I have for example the following grok pattern which extracts fields in that form like my first post:

.*\[log\].*incidentId\;%{DATA:cortex_incident_id}\,creationTimeHuman\;%{DATESTAMP:cortex_incident_datetime}\,severity\;%{DATA:cortex_incident_severity}\,description\;%{DATA:cortex_incident_description}\,hosts\;%{DATA:cortex_incident_hosts}\,users\;%{DATA:cortex_incident_users}\,alertCategories\;%{DATA:cortex_incident_alert_categories}\,url\;%{DATA:cortex_incident_url}$

So this pattern will extract the hosts in the field cortex_incident_hosts which could have only one host:hostid or multiple hosts and their hostids.
Therefore I want to create a extractor which runs if the cortex_incident_hosts is present and split all the hosts dynamically in fields like cortex_incident_host1 cortex_incident_host2 cortex_incident_host3 etc.
For now I have only a extractor which extract a single host:hostid value from the [ ] block:

\[\'%{DATA:cortex_incident_host}\:%{DATA:cortex_incident_host_id}\'\]$

Hope this is a better explantation :slight_smile:

Hello,

Yes and thank you :slight_smile:

Well you have two options that I see.

  1. You can make the amount of extractors needed to sort out ALL you host. If this is a small environment should not be a problem, but if this is a large environment there may be resource issues.
  2. Pipeline which I’m not that good yet, still learning and maybe its not possible but @tmacgbay would know if this could be done in that fashion.
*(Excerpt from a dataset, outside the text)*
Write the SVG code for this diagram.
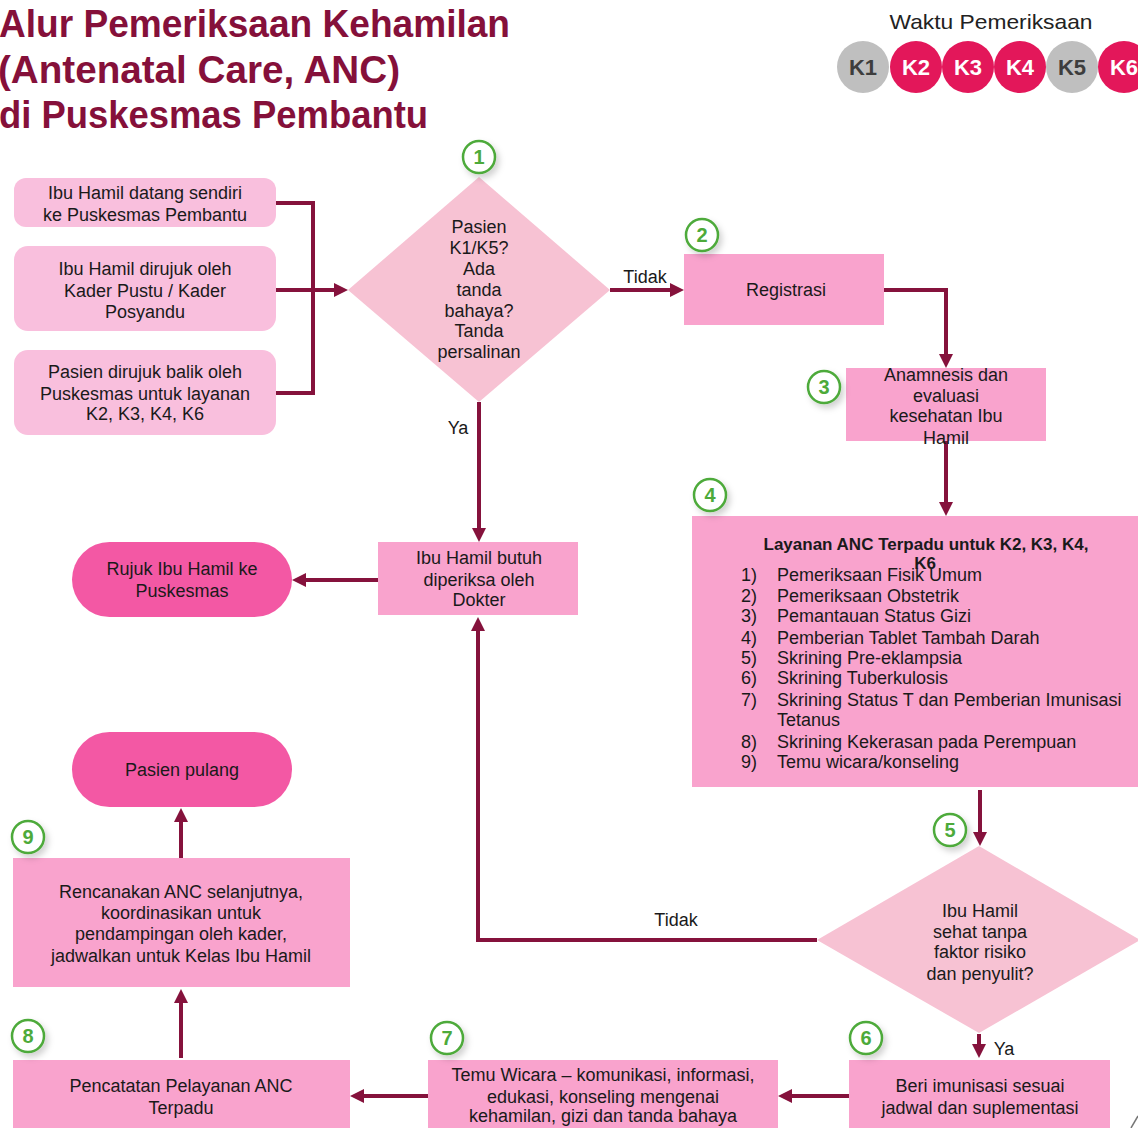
<svg xmlns="http://www.w3.org/2000/svg" width="1138" height="1128" viewBox="0 0 1138 1128">
<defs>
<marker id="ah" viewBox="0 0 14 14" markerWidth="14" markerHeight="14" markerUnits="userSpaceOnUse" refX="10" refY="7" orient="auto">
<path d="M0,0 L14,7 L0,14 z" fill="#85123C"/>
</marker>
<filter id="sh" x="-50%" y="-50%" width="200%" height="200%">
<feDropShadow dx="3" dy="4" stdDeviation="3" flood-color="#000" flood-opacity="0.18"/>
</filter>
<style>
text{font-family:"Liberation Sans","DejaVu Sans",sans-serif;fill:#1a1a1a;}
.t{font-size:18px;text-anchor:middle;}
.title{font-size:38px;font-weight:bold;fill:#85103A;}
.pale{fill:#F9BFDD;}
.box{fill:#F9A3CD;}
.dia{fill:#F7C2D3;}
.stad{fill:#F358A4;}
.con{fill:none;stroke:#85123C;stroke-width:4;}
.num circle{fill:#fff;stroke:#4DAA3A;stroke-width:2.5;filter:url(#sh);}
.num text{font-size:20px;font-weight:bold;fill:#4DAA3A;text-anchor:middle;}
.kg{fill:#BFBFBF;}
.kp{fill:#E3175A;}
.kt{font-size:22px;font-weight:bold;text-anchor:middle;}
.li{font-size:18px;}
</style>
</defs>
<rect width="1138" height="1128" fill="#fff"/>

<g id="title">
<text class="title" x="-1" y="37" textLength="511" lengthAdjust="spacingAndGlyphs">Alur Pemeriksaan Kehamilan</text>
<text class="title" x="-2" y="83" textLength="402" lengthAdjust="spacingAndGlyphs">(Antenatal Care, ANC)</text>
<text class="title" x="-1" y="128" textLength="429" lengthAdjust="spacingAndGlyphs">di Puskesmas Pembantu</text>
</g>

<g id="legend">
<text x="991" y="29" style="font-size:21px;text-anchor:middle;fill:#222" textLength="203" lengthAdjust="spacingAndGlyphs">Waktu Pemeriksaan</text>
<circle class="kg" cx="863" cy="67" r="26"/><text class="kt" x="863" y="75" style="fill:#3d3d3d">K1</text>
<circle class="kp" cx="916" cy="67" r="26"/><text class="kt" x="916" y="75" style="fill:#fff">K2</text>
<circle class="kp" cx="968" cy="67" r="26"/><text class="kt" x="968" y="75" style="fill:#fff">K3</text>
<circle class="kp" cx="1020" cy="67" r="26"/><text class="kt" x="1020" y="75" style="fill:#fff">K4</text>
<circle class="kg" cx="1072" cy="67" r="26"/><text class="kt" x="1072" y="75" style="fill:#3d3d3d">K5</text>
<circle class="kp" cx="1124" cy="67" r="26"/><text class="kt" x="1124" y="75" style="fill:#fff">K6</text>
</g>

<g id="connectors">
<path class="con" d="M276,203 H313 V393 H276"/>
<path class="con" d="M276,290 H344" marker-end="url(#ah)"/>
<path class="con" d="M610,290 H680" marker-end="url(#ah)"/>
<path class="con" d="M884,290 H946 V364" marker-end="url(#ah)"/>
<path class="con" d="M946,441 V512" marker-end="url(#ah)"/>
<path class="con" d="M980,790 V842" marker-end="url(#ah)"/>
<path class="con" d="M817,940 H478 V621" marker-end="url(#ah)"/>
<path class="con" d="M479,402 V538" marker-end="url(#ah)"/>
<path class="con" d="M378,580 H296" marker-end="url(#ah)"/>
<path class="con" d="M181,858 V812" marker-end="url(#ah)"/>
<path class="con" d="M181,1058 V993" marker-end="url(#ah)"/>
<path class="con" d="M428,1096 H354" marker-end="url(#ah)"/>
<path class="con" d="M849,1096 H782" marker-end="url(#ah)"/>
<path class="con" d="M979,1034 V1054" marker-end="url(#ah)"/>
<text x="645" y="283" class="t">Tidak</text>
<text x="458" y="434" class="t">Ya</text>
<text x="676" y="926" class="t">Tidak</text>
<text x="1004" y="1055" class="t">Ya</text>
</g>

<g id="n-src1">
<rect class="pale" x="14" y="178" width="262" height="49" rx="12"/>
<text class="t" x="145" y="199">Ibu Hamil datang sendiri</text>
<text class="t" x="145" y="221">ke Puskesmas Pembantu</text>
</g>
<g id="n-src2">
<rect class="pale" x="14" y="246" width="262" height="85" rx="14"/>
<text class="t" x="145" y="275">Ibu Hamil dirujuk oleh</text>
<text class="t" x="145" y="297">Kader Pustu / Kader</text>
<text class="t" x="145" y="318">Posyandu</text>
</g>
<g id="n-src3">
<rect class="pale" x="14" y="350" width="262" height="85" rx="14"/>
<text class="t" x="145" y="378">Pasien dirujuk balik oleh</text>
<text class="t" x="145" y="400">Puskesmas untuk layanan</text>
<text class="t" x="145" y="420">K2, K3, K4, K6</text>
</g>

<g id="n-dec1">
<polygon class="dia" points="479,177 610,290 479,402 348,290"/>
<text class="t" x="479" y="233">Pasien</text>
<text class="t" x="479" y="254">K1/K5?</text>
<text class="t" x="479" y="275">Ada</text>
<text class="t" x="479" y="296">tanda</text>
<text class="t" x="479" y="317">bahaya?</text>
<text class="t" x="479" y="337">Tanda</text>
<text class="t" x="479" y="358">persalinan</text>
</g>
<g class="num" id="num1"><circle cx="479" cy="157" r="16"/><text x="479" y="164">1</text></g>

<g id="n-registrasi">
<rect class="box" x="684" y="254" width="200" height="71"/>
<text class="t" x="786" y="296">Registrasi</text>
</g>
<g class="num" id="num2"><circle cx="702" cy="235" r="16"/><text x="702" y="242">2</text></g>

<g id="n-anamnesis">
<rect class="box" x="846" y="368" width="200" height="73"/>
<text class="t" x="946" y="381">Anamnesis dan</text>
<text class="t" x="946" y="402">evaluasi</text>
<text class="t" x="946" y="422">kesehatan Ibu</text>
<text class="t" x="946" y="444">Hamil</text>
</g>
<g class="num" id="num3"><circle cx="824" cy="387" r="16"/><text x="824" y="394">3</text></g>

<g id="n-layanan">
<rect class="box" x="692" y="516" width="446" height="271"/>
<text class="t" x="926" y="550" style="font-weight:bold;font-size:17px">Layanan ANC Terpadu untuk K2, K3, K4,</text>
<text class="t" x="925" y="569" style="font-weight:bold;font-size:17px">K6</text>
<text class="li" x="741" y="581">1)</text><text class="li" x="777" y="581">Pemeriksaan Fisik Umum</text>
<text class="li" x="741" y="602">2)</text><text class="li" x="777" y="602">Pemeriksaan Obstetrik</text>
<text class="li" x="741" y="622">3)</text><text class="li" x="777" y="622">Pemantauan Status Gizi</text>
<text class="li" x="741" y="644">4)</text><text class="li" x="777" y="644">Pemberian Tablet Tambah Darah</text>
<text class="li" x="741" y="664">5)</text><text class="li" x="777" y="664">Skrining Pre-eklampsia</text>
<text class="li" x="741" y="684">6)</text><text class="li" x="777" y="684">Skrining Tuberkulosis</text>
<text class="li" x="741" y="706">7)</text><text class="li" x="777" y="706">Skrining Status T dan Pemberian Imunisasi</text>
<text class="li" x="777" y="726">Tetanus</text>
<text class="li" x="741" y="748">8)</text><text class="li" x="777" y="748">Skrining Kekerasan pada Perempuan</text>
<text class="li" x="741" y="768">9)</text><text class="li" x="777" y="768">Temu wicara/konseling</text>
</g>
<g class="num" id="num4"><circle cx="710" cy="495" r="16"/><text x="710" y="502">4</text></g>

<g id="n-dec5">
<polygon class="dia" points="979,846 1140,940 979,1033 817,940"/>
<text class="t" x="980" y="917">Ibu Hamil</text>
<text class="t" x="980" y="938">sehat tanpa</text>
<text class="t" x="980" y="958">faktor risiko</text>
<text class="t" x="980" y="980">dan penyulit?</text>
</g>
<g class="num" id="num5"><circle cx="950" cy="830" r="16"/><text x="950" y="837">5</text></g>

<g id="n-dokter">
<rect class="box" x="378" y="542" width="200" height="73"/>
<text class="t" x="479" y="564">Ibu Hamil butuh</text>
<text class="t" x="479" y="586">diperiksa oleh</text>
<text class="t" x="479" y="606">Dokter</text>
</g>

<g id="n-rujuk">
<rect class="stad" x="72" y="542" width="220" height="75" rx="37.5"/>
<text class="t" x="182" y="575">Rujuk Ibu Hamil ke</text>
<text class="t" x="182" y="597">Puskesmas</text>
</g>

<g id="n-pulang">
<rect class="stad" x="72" y="732" width="220" height="75" rx="37.5"/>
<text class="t" x="182" y="776">Pasien pulang</text>
</g>

<g id="n-rencana">
<rect class="box" x="13" y="858" width="337" height="129"/>
<text class="t" x="181" y="898">Rencanakan ANC selanjutnya,</text>
<text class="t" x="181" y="919">koordinasikan untuk</text>
<text class="t" x="181" y="940">pendampingan oleh kader,</text>
<text class="t" x="181" y="962">jadwalkan untuk Kelas Ibu Hamil</text>
</g>
<g class="num" id="num9"><circle cx="28" cy="837" r="16"/><text x="28" y="844">9</text></g>

<g id="n-pencatatan">
<rect class="box" x="13" y="1060" width="337" height="70"/>
<text class="t" x="181" y="1092">Pencatatan Pelayanan ANC</text>
<text class="t" x="181" y="1114">Terpadu</text>
</g>
<g class="num" id="num8"><circle cx="28" cy="1036" r="16"/><text x="28" y="1043">8</text></g>

<g id="n-temu">
<rect class="box" x="428" y="1060" width="350" height="70"/>
<text class="t" x="603" y="1081">Temu Wicara – komunikasi, informasi,</text>
<text class="t" x="603" y="1103">edukasi, konseling mengenai</text>
<text class="t" x="603" y="1122">kehamilan, gizi dan tanda bahaya</text>
</g>
<g class="num" id="num7"><circle cx="447" cy="1038" r="16"/><text x="447" y="1045">7</text></g>

<g id="n-imunisasi">
<rect class="box" x="849" y="1060" width="261" height="70"/>
<text class="t" x="980" y="1092">Beri imunisasi sesuai</text>
<text class="t" x="980" y="1114">jadwal dan suplementasi</text>
</g>
<g class="num" id="num6"><circle cx="866" cy="1038" r="16"/><text x="866" y="1045">6</text></g>

<path d="M1131,1128 L1138,1116" stroke="#777" stroke-width="1.5" fill="none"/>
</svg>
Could you give us an example of the message received ? This would at least give me something to work on.

1 Like

The interesting thing about pipelines is you can have the first stage only break out the fields that are common to all messages - like say breaking out PaloAlto into type log log (SYSTEM, TRAFFIC, GLOBALPROTECT…) then in subsequent stages you can have rules that break out further based on existing data you have broken out. For instance have a rule that specifically breaks down SYSTEM logs and a separate rule that further breaks down TRAFFIC logs.

For what you want to do, Graylog doesn’t really have a do-until loop (or similar) that you can iterate through an unknown amount of items. If you are lucky there is a field name associated with each data item… if not you might have to set a fixed amount that you try… Perhaps there is something in Cortex that allows you to break out messages separately with the host names you are looking at rather than one message?

You may have to bear the brunt of having a new fieldname that has the hostID as it’s data. which could be a problem when elasticsearch’s (default but changable) limit is 1000 fields…

1 Like

Hello,

thank you for your replies.
I am also not good in pipelines right now but I will give it a try.
Also these logs are fetched using a API call in a cron with a bash script I created.
I could split those messages which contains more than one host and send to graylog the same message including only one single host at the time.
By now the messages look like this:

<13>1 2022-01-20T14:00:54 paloaltocortex paloaltocortex:custom-job:retrieve-new-incidents [log] incidentId;13,creationTimeHuman;20.01.2022 13:41:44,severity;medium,description;'Local Analysis Malware' along with 11 other alerts generated by XDR Agent detected on host;hosts;['lap1:213123123123'],users;['testuser'],alertCategories;['Malware'],url;https://cortexurl.com/incident-view?caseId=13
<13>1 2022-01-20T14:00:54 paloaltocortex paloaltocortex:custom-job:retrieve-new-incidents [log] incidentId;13,creationTimeHuman;20.01.2022 13:41:44,severity;medium,description;'Local Analysis Malware' along with 11 other alerts generated by XDR Agent detected on host;hosts;['lap1:213123123123', 'lap2:11111111', 'lap3:12312312322'],users;['testuser'],alertCategories;['Malware'],url;https://cortexurl.com/incident-view?caseId=13

Hello,

After looking in the forum I did come across using CSV file for a “Lookup table”, maybe that can be an option.
Other then that pipeline maybe something like this. It may or may not work, I gave it a try :smiley:

rule "Host lap1"
when
    has_field("message") AND contains(to_string($message.message), "lap1:213123123123")
then
    set_field("host1","lap1");
end
rule "Host lap2"
when
    has_field("message") AND contains(to_string($message.message), "lap2:11111111")
then
    set_field("host2","lap2");
end
rule "Host lap3"
when
    has_field("message") AND contains(to_string($message.message), "lap3:12312312322")
then
    set_field("host3","lap3");
end

This topic was automatically closed 14 days after the last reply. New replies are no longer allowed.